Five minutes later, Ramirez parked on a street running along the edge of the harbor. Chiara sped past, then swung round and parked in the shade of a tree. Ramirez killed the engine. The sun beat mercilessly on the roof. Gabriel wanted out of the car, but the Argentine wanted to brief him first.
“Most of the files dealing with Nazis in Argentina are kept under lock and key in the Information Bureau. They’re still officially off-limits to reporters and scholars, even though the traditional thirty-year blackout period expired long ago. Even if we could get into the storerooms of the Information Bureau, we probably wouldn’t find much. By all accounts, Perón had the most damaging files destroyed in 1955, when he was run out of office in a coup.”
On the other side of the street, a car slowed, and the man behind the wheel took a long look at the girl on the motorbike. Ramirez saw it, too. He watched the car in his rearview mirror for a moment before resuming.
“In 1997, the government created the Commission for the Clarification of Nazi Activities in Argentina. It faced a serious problem from the beginning. You see, in 1996, the government burned all the damaging files still in its possession.”
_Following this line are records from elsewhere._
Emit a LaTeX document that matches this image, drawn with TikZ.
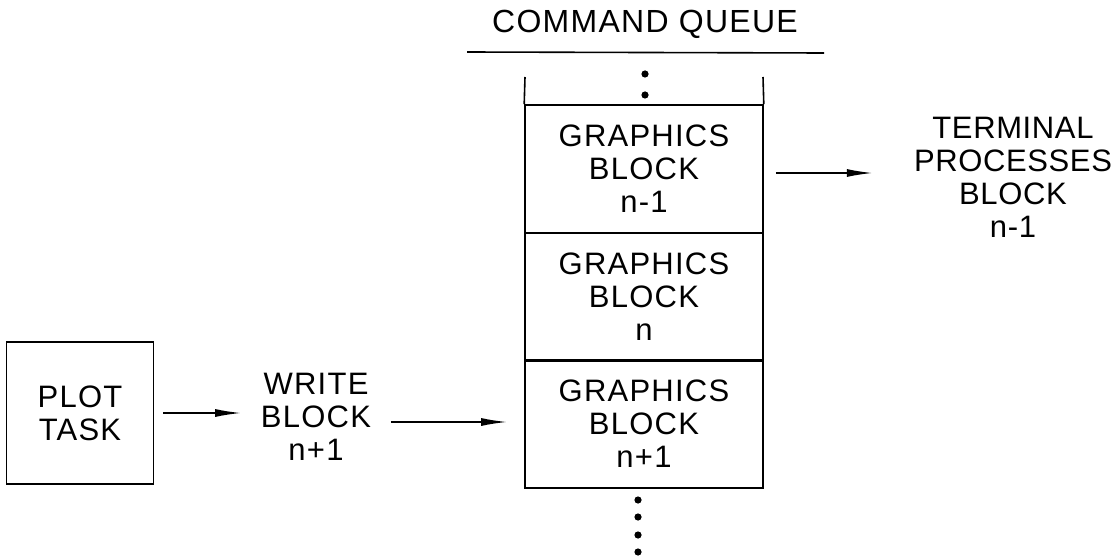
\documentclass[tikz,border=0pt]{standalone}
\usepackage{fontspec}
\setmainfont{Liberation Sans}[LetterSpace=4]
\usetikzlibrary{arrows.meta,calc}
\begin{document}
\begin{tikzpicture}[x=1pt,y=-1pt,
  line width=1.6pt,
  lbl/.style={font=\fontsize{31}{33}\selectfont, align=center, inner sep=0pt},
  cell/.style={draw, minimum width=238pt, minimum height=128pt, inner sep=0pt,
               font=\fontsize{31}{33}\selectfont, align=center},
  arr/.style={-{Latex[length=26pt,width=8pt]}},
  dot/.style={fill=black, draw=none}]
\useasboundingbox (0,0) rectangle (1117,559);
% title
\node[lbl, font=\fontsize{32}{35}\selectfont] (title) at (645,24) {COMMAND QUEUE};
\coordinate (ulL) at (467,52);
\coordinate (ulR) at (824,53);
\draw (ulL) -- (ulR);
% queue cells
\node[cell] (c1) at (644,169) {GRAPHICS\\BLOCK\\n-1};
\node[cell] (c2) at (644,297) {GRAPHICS\\BLOCK\\n};
\node[cell] (c3) at (644,424) {GRAPHICS\\BLOCK\\n+1};
\coordinate (qtl) at (525,77);
\coordinate (qtr) at (763,77);
\draw (c1.north west) -- (qtl);
\draw (c1.north east) -- (qtr);
% dots
\fill[dot] (645,74) circle (3.6pt);
\fill[dot] (645,95) circle (3.6pt);
\fill[dot] (638,500) circle (3.6pt);
\fill[dot] (638,517) circle (3.6pt);
\fill[dot] (638,535) circle (3.6pt);
\fill[dot] (638,552) circle (3.6pt);
% plot task
\node[draw, minimum width=147pt, minimum height=142pt, lbl, inner sep=0pt] (plot) at (80,413) {PLOT\\TASK};
% write block
\node[lbl, minimum width=148pt] (write) at (316,417) {WRITE\\BLOCK\\n+1};
% terminal
\node[lbl, font=\fontsize{31}{33}\selectfont\addfontfeature{LetterSpace=2}] (term) at (1013,177) {TERMINAL\\PROCESSES\\BLOCK\\n-1};
% arrows
\draw[arr, shorten <=9pt] (plot.east) -- (write.west |- plot.east);
\draw[arr, shorten >=17pt] ($(write.east)+(0,5)$) -- ($(write.east -| c3.west)+(0,5)$);
\draw[arr, shorten <=12pt] ($(c1.east)+(0,4)$) -- ($(c1.east)+(109,4)$);
\end{tikzpicture}
\end{document}
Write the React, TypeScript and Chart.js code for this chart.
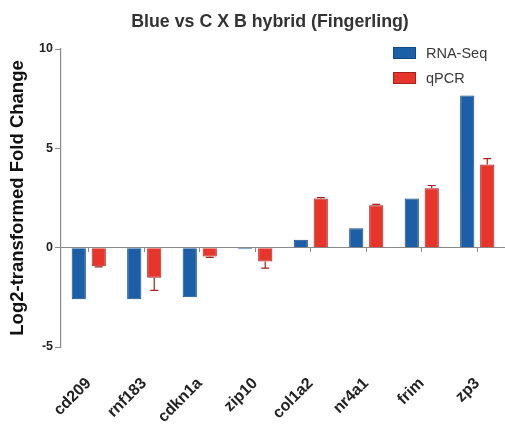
import React, { useEffect, useRef } from 'react';
import { Chart, registerables } from 'chart.js';

Chart.register(...registerables);

// Labels and data
const chartTitle = 'Blue vs C X B hybrid (Fingerling)';
const yAxisTitle = 'Log2-transformed Fold Change';
const genes = ['cd209', 'rnf183', 'cdkn1a', 'zip10', 'col1a2', 'nr4a1', 'frim', 'zp3'];
const seriesNames = ['RNA-Seq', 'qPCR'];
const rnaSeqValues = [-2.6, -2.6, -2.5, -0.08, 0.4, 0.98, 2.48, 7.66];
const qpcrValues = [-0.93, -1.52, -0.45, -0.7, 2.47, 2.14, 2.99, 4.18];
const qpcrErrors = [0.04, 0.63, 0.04, 0.33, 0.05, 0.04, 0.14, 0.3];
const yMin = -5;
const yMax = 10;
const yStep = 5;

const BLUE = '#1d5fa7';
const BLUE_EDGE = '#124a86';
const RED = '#e8352c';
const RED_EDGE = '#a3231d';
const AXIS = '#8a8a8a';
const FONT = "'Liberation Sans', Arial, Helvetica, sans-serif";

// Draws one-sided error bars (away from zero) with caps
const errorBarPlugin = {
  id: 'errorBars',
  afterDatasetsDraw(chart: any) {
    const ctx = chart.ctx;
    const yScale = chart.scales.y;
    chart.data.datasets.forEach((ds: any, di: number) => {
      const errs: number[] | undefined = ds.errors;
      if (!errs) return;
      const meta = chart.getDatasetMeta(di);
      meta.data.forEach((bar: any, i: number) => {
        const v = ds.data[i] as number;
        const e = errs[i];
        if (!e) return;
        const end = yScale.getPixelForValue(v + Math.sign(v) * e);
        ctx.save();
        ctx.strokeStyle = ds.errorColor;
        ctx.lineWidth = 1.2;
        ctx.beginPath();
        ctx.moveTo(bar.x, bar.y);
        ctx.lineTo(bar.x, end);
        ctx.moveTo(bar.x - 4, end);
        ctx.lineTo(bar.x + 4, end);
        ctx.stroke();
        ctx.restore();
      });
    });
  },
};

function Legend() {
  const colors = [
    [BLUE, BLUE_EDGE],
    [RED, RED_EDGE],
  ];
  return (
    <div style={{ position: 'absolute', left: 393, top: 47, fontFamily: FONT }}>
      {seriesNames.map((name, i) => (
        <div key={name} style={{ display: 'flex', alignItems: 'center', height: 12, marginBottom: 13 }}>
          <div
            style={{
              width: 21,
              height: 10,
              background: colors[i][0],
              border: `1px solid ${colors[i][1]}`,
              marginRight: 10,
            }}
          />
          <span style={{ fontSize: 14.5, color: '#3a3a3a', lineHeight: '12px' }}>{name}</span>
        </div>
      ))}
    </div>
  );
}

export default function App() {
  const canvasRef = useRef<HTMLCanvasElement | null>(null);

  useEffect(() => {
    if (!canvasRef.current) return;
    const chart = new Chart(canvasRef.current, {
      type: 'bar',
      data: {
        labels: genes,
        datasets: [
          {
            label: seriesNames[0],
            data: rnaSeqValues,
            backgroundColor: BLUE,
            borderColor: BLUE_EDGE,
            borderWidth: 1,
            categoryPercentage: 0.72,
            barPercentage: 0.71,
          },
          {
            label: seriesNames[1],
            data: qpcrValues,
            backgroundColor: RED,
            borderColor: RED_EDGE,
            borderWidth: 1,
            categoryPercentage: 0.72,
            barPercentage: 0.71,
            errors: qpcrErrors,
            errorColor: RED_EDGE,
          } as any,
        ],
      },
      options: {
        animation: false,
        responsive: true,
        maintainAspectRatio: false,
        layout: { padding: { top: 49, left: 0, right: 0, bottom: 0 } },
        font: { family: FONT },
        plugins: {
          legend: { display: false },
          tooltip: { enabled: false },
          title: { display: false },
        },
        scales: {
          x: {
            type: 'category',
            position: 'bottom',
            offset: true,
            grid: { display: false, drawTicks: false },
            border: { display: false },
            ticks: {
              minRotation: 45,
              maxRotation: 45,
              autoSkip: false,
              padding: 27,
              color: '#222',
              font: { family: FONT, size: 16, weight: 'bold' },
            },
            afterFit(scale: any) {
              scale.height = 83;
              scale.paddingLeft = 0;
              scale.paddingRight = 0;
            },
          },
          xZero: {
            type: 'category',
            position: { y: 0 } as any,
            offset: true,
            grid: {
              display: true,
              drawOnChartArea: false,
              offset: false,
              drawTicks: true,
              tickLength: 4,
              color: AXIS,
            },
            border: { display: true, color: AXIS, width: 1 },
            ticks: { display: false },
            afterFit(scale: any) {
              scale.paddingLeft = 0;
              scale.paddingRight = 0;
            },
          },
          y: {
            type: 'linear',
            min: yMin,
            max: yMax,
            grid: { drawOnChartArea: false, drawTicks: true, tickLength: 6, color: AXIS },
            border: { display: true, color: AXIS, width: 1.2 },
            ticks: {
              stepSize: yStep,
              padding: 2,
              color: '#222',
              font: { family: FONT, size: 12.5, weight: 'bold' },
            },
            title: {
              display: true,
              text: yAxisTitle,
              color: '#111',
              font: { family: FONT, size: 18.5, weight: 'bold' },
              padding: { top: 7, bottom: 0 },
            },
            afterFit(scale: any) {
              scale.width = 61;
            },
          },
        },
      } as any,
      plugins: [errorBarPlugin],
    });
    return () => chart.destroy();
  }, []);

  return (
    <div style={{ position: 'absolute', left: 0, top: 0, width: 505, height: 430, background: '#fff' }}>
      <div
        style={{
          position: 'absolute',
          left: 0,
          width: 540,
          top: 11,
          textAlign: 'center',
          fontFamily: FONT,
          fontWeight: 'bold',
          fontSize: 17.8,
          lineHeight: '20px',
          color: '#333',
          whiteSpace: 'nowrap',
        }}
      >
        {chartTitle}
      </div>
      <canvas ref={canvasRef} />
      <Legend />
    </div>
  );
}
“Why create a commission in the first place?”
“They wanted credit for trying, of course. But in Argentina, the search for the truth can only go so far. A real investigation would have demonstrated the true depth of Perón’s complicity in the postwar Nazi exodus from Europe. It would also have revealed the fact that many Nazis continue to live here. Who knows? Maybe your man, too.”
Gabriel pointed at the building. “So what’s this?”
“The Hotel de Immigrantes, first stop for the millions of immigrants who came to Argentina in the nineteenth and twentieth centuries. The government housed them here, until they could find work and a place to live. Now, the Immigration Office uses the building as a storage facility.”
“For what?”
Ramirez opened the glove box and removed rubber surgical gloves and paper sterile masks. “It’s not the cleanest place in the world. I hope you’re not afraid of rats.”
Gabriel lifted the latch and threw his shoulder against the door. Across the street, Chiara killed the engine of her motorbike and settled in for the wait.
A BORED POLICEMAN stood watch at the entrance. A girl in uniform sat before a rotating fan at the registrar’s desk, reading a fashion magazine. She slid the logbook across the dusty desk. Ramirez signed and added the time. Two laminated tags with alligator clips appeared. Gabriel was No. 165. He affixed the badge to the top of his shirt pocket and followed Ramirez toward the elevator. “Two hours till closing time,” the girl called out, then she turned another page of her magazine.
They boarded a freight elevator. Ramirez pulled the screen shut and pressed the button for the top floor. The elevator swayed slowly upward. A moment later, when they shuddered to a stop, the air was so hot and thick with dust it was difficult to breathe. Ramirez pulled on his gloves and mask. Gabriel followed suit.